GIVEN INFORMATION:
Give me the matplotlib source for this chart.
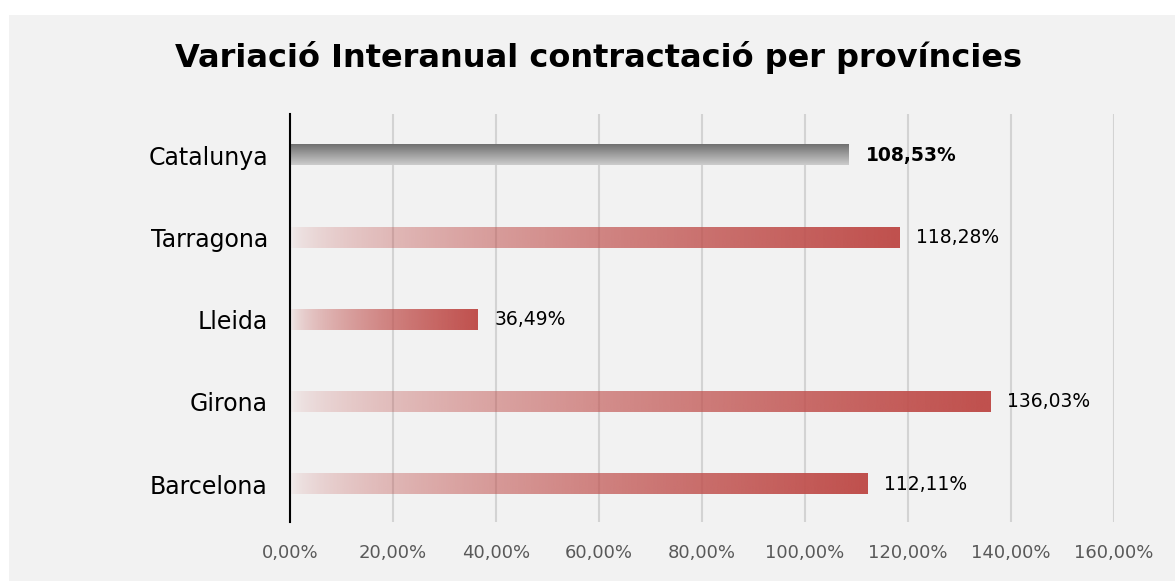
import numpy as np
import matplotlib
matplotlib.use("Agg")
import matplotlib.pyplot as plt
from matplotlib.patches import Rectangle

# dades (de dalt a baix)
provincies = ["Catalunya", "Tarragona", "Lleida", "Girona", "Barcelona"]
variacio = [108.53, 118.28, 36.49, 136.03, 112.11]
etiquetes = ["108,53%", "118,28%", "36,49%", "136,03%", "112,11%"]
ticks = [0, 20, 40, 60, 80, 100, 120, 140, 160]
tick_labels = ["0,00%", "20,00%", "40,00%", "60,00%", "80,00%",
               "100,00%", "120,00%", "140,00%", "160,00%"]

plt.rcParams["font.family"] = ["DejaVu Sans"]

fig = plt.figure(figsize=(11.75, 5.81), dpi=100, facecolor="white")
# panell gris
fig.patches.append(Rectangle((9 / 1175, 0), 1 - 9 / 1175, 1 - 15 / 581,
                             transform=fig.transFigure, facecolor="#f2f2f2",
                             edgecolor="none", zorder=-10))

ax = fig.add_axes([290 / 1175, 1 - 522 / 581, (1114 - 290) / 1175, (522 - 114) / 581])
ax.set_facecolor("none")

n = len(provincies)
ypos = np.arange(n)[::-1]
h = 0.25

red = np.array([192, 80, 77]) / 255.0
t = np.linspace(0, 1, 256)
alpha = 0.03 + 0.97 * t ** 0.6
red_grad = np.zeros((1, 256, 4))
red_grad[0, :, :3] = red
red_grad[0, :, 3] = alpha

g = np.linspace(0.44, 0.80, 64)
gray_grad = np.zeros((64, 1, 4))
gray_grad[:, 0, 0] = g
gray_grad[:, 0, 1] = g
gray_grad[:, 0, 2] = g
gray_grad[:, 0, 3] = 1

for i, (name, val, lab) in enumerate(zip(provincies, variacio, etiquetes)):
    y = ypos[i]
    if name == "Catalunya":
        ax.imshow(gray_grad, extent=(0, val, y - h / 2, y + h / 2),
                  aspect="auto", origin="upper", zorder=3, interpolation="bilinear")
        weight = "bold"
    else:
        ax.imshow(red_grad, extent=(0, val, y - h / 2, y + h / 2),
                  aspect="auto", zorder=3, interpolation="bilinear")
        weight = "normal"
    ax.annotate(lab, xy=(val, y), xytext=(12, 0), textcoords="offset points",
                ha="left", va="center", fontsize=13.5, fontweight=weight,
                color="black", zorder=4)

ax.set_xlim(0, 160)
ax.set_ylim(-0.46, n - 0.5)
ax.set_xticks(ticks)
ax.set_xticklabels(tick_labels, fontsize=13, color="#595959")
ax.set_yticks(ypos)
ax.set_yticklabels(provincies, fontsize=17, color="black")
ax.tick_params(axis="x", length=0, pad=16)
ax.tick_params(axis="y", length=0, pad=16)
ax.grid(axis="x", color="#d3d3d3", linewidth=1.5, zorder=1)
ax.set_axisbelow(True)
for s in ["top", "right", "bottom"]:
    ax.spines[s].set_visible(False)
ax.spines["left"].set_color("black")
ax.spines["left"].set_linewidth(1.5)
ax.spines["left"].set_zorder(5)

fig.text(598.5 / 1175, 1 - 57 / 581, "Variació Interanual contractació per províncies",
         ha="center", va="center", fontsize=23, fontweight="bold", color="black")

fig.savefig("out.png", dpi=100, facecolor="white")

WHAT TO DO: Leave out the pictures and copy the rest of the material above exactly.

EXERCISE SOLUTION:
Give me the matplotlib source for this chart.
import numpy as np
import matplotlib
matplotlib.use("Agg")
import matplotlib.pyplot as plt
from matplotlib.patches import Rectangle

# dades (de dalt a baix)
provincies = ["Catalunya", "Tarragona", "Lleida", "Girona", "Barcelona"]
variacio = [108.53, 118.28, 36.49, 136.03, 112.11]
etiquetes = ["108,53%", "118,28%", "36,49%", "136,03%", "112,11%"]
ticks = [0, 20, 40, 60, 80, 100, 120, 140, 160]
tick_labels = ["0,00%", "20,00%", "40,00%", "60,00%", "80,00%",
               "100,00%", "120,00%", "140,00%", "160,00%"]

plt.rcParams["font.family"] = ["DejaVu Sans"]

fig = plt.figure(figsize=(11.75, 5.81), dpi=100, facecolor="white")
# panell gris
fig.patches.append(Rectangle((9 / 1175, 0), 1 - 9 / 1175, 1 - 15 / 581,
                             transform=fig.transFigure, facecolor="#f2f2f2",
                             edgecolor="none", zorder=-10))

ax = fig.add_axes([290 / 1175, 1 - 522 / 581, (1114 - 290) / 1175, (522 - 114) / 581])
ax.set_facecolor("none")

n = len(provincies)
ypos = np.arange(n)[::-1]
h = 0.25

red = np.array([192, 80, 77]) / 255.0
t = np.linspace(0, 1, 256)
alpha = 0.03 + 0.97 * t ** 0.6
red_grad = np.zeros((1, 256, 4))
red_grad[0, :, :3] = red
red_grad[0, :, 3] = alpha

g = np.linspace(0.44, 0.80, 64)
gray_grad = np.zeros((64, 1, 4))
gray_grad[:, 0, 0] = g
gray_grad[:, 0, 1] = g
gray_grad[:, 0, 2] = g
gray_grad[:, 0, 3] = 1

for i, (name, val, lab) in enumerate(zip(provincies, variacio, etiquetes)):
    y = ypos[i]
    if name == "Catalunya":
        ax.imshow(gray_grad, extent=(0, val, y - h / 2, y + h / 2),
                  aspect="auto", origin="upper", zorder=3, interpolation="bilinear")
        weight = "bold"
    else:
        ax.imshow(red_grad, extent=(0, val, y - h / 2, y + h / 2),
                  aspect="auto", zorder=3, interpolation="bilinear")
        weight = "normal"
    ax.annotate(lab, xy=(val, y), xytext=(12, 0), textcoords="offset points",
                ha="left", va="center", fontsize=13.5, fontweight=weight,
                color="black", zorder=4)

ax.set_xlim(0, 160)
ax.set_ylim(-0.46, n - 0.5)
ax.set_xticks(ticks)
ax.set_xticklabels(tick_labels, fontsize=13, color="#595959")
ax.set_yticks(ypos)
ax.set_yticklabels(provincies, fontsize=17, color="black")
ax.tick_params(axis="x", length=0, pad=16)
ax.tick_params(axis="y", length=0, pad=16)
ax.grid(axis="x", color="#d3d3d3", linewidth=1.5, zorder=1)
ax.set_axisbelow(True)
for s in ["top", "right", "bottom"]:
    ax.spines[s].set_visible(False)
ax.spines["left"].set_color("black")
ax.spines["left"].set_linewidth(1.5)
ax.spines["left"].set_zorder(5)

fig.text(598.5 / 1175, 1 - 57 / 581, "Variació Interanual contractació per províncies",
         ha="center", va="center", fontsize=23, fontweight="bold", color="black")

fig.savefig("out.png", dpi=100, facecolor="white")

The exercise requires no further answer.